Take every line from the first down to the line with "Arial, Helvetica, sans-serif';" and set it down exactly, without the pictures.

════════════════

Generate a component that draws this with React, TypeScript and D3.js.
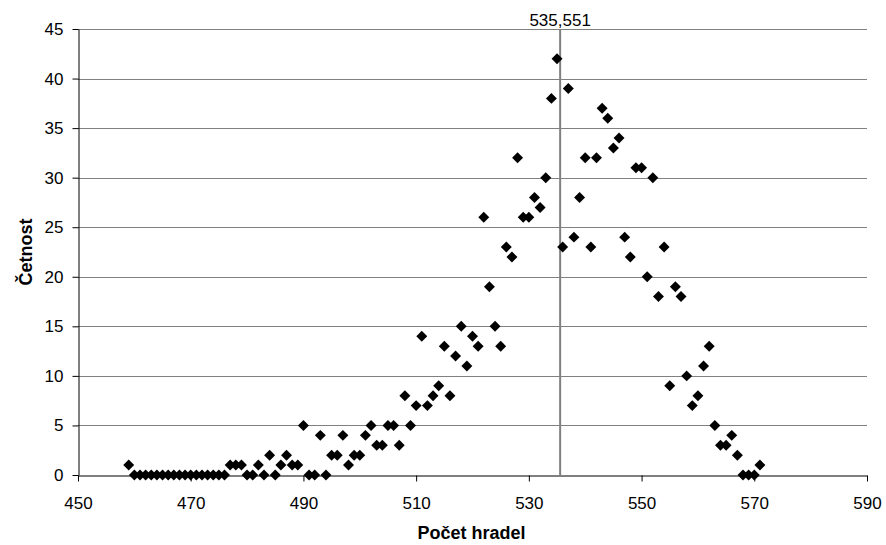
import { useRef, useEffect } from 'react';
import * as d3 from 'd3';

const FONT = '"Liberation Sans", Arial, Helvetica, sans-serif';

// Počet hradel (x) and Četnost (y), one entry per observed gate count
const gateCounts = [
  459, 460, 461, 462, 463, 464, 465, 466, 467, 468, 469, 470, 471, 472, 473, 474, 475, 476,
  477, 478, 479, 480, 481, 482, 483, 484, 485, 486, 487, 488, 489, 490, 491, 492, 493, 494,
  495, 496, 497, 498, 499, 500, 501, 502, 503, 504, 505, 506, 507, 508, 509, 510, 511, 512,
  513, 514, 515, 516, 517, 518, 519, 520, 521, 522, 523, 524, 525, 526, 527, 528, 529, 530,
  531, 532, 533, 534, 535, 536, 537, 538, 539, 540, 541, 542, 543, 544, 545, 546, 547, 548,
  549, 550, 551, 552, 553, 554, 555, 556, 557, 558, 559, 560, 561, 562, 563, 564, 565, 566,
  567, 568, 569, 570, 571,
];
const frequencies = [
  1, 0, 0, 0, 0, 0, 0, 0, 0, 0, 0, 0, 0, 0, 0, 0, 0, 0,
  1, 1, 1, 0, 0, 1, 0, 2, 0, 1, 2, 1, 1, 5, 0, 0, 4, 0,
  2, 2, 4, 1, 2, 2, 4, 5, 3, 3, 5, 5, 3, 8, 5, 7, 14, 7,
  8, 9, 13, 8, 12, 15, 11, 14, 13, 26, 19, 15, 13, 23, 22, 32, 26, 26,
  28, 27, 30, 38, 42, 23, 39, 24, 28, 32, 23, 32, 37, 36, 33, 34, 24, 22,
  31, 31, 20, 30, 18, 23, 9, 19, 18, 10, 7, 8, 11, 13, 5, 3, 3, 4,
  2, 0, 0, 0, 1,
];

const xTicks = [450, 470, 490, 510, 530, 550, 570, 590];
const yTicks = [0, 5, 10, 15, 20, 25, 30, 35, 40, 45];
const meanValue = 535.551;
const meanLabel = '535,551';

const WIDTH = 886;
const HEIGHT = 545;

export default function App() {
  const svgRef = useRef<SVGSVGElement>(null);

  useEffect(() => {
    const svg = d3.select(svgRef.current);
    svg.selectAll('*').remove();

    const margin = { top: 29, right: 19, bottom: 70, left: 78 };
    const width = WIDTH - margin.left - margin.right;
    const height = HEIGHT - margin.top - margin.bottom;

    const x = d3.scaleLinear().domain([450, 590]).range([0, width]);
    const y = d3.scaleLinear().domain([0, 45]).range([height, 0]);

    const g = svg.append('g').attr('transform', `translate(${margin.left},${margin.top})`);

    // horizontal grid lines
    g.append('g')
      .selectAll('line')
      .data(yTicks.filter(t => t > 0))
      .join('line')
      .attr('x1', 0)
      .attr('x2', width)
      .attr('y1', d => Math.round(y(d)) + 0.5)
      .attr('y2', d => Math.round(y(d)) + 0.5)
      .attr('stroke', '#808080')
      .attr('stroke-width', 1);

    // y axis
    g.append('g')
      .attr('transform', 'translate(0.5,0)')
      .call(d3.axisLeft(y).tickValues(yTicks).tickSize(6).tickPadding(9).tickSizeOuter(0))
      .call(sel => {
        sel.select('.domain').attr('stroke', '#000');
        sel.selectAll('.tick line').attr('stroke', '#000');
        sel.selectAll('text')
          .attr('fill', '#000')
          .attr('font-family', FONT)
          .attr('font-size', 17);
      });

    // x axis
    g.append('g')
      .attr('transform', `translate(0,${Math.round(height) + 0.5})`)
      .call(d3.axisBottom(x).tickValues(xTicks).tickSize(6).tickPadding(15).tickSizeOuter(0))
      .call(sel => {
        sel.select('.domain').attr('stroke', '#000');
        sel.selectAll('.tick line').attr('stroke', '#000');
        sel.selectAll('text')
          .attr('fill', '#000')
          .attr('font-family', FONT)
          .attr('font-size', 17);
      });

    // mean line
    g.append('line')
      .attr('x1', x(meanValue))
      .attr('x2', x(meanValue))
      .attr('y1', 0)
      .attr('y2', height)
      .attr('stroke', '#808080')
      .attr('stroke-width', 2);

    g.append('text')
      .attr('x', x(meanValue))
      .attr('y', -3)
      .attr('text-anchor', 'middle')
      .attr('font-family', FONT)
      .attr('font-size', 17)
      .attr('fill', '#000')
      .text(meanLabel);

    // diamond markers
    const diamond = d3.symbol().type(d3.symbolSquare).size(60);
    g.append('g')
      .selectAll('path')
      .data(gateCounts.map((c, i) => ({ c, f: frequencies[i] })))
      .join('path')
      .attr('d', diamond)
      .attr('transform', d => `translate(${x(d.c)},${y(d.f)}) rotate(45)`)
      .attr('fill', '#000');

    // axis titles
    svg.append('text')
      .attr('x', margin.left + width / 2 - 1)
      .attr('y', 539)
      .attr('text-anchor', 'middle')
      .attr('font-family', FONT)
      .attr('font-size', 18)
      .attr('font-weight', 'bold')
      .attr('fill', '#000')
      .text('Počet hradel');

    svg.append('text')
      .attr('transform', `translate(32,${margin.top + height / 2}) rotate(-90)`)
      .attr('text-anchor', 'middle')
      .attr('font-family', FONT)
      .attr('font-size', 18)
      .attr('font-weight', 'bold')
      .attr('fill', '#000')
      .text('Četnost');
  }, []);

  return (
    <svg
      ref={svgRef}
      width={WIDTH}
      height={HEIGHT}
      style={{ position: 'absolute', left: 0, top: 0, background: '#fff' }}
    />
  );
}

════════════════

* Solution to this problem *
Generate a component that draws this with React, TypeScript and D3.js.
import { useRef, useEffect } from 'react';
import * as d3 from 'd3';

const FONT = '"Liberation Sans", Arial, Helvetica, sans-serif';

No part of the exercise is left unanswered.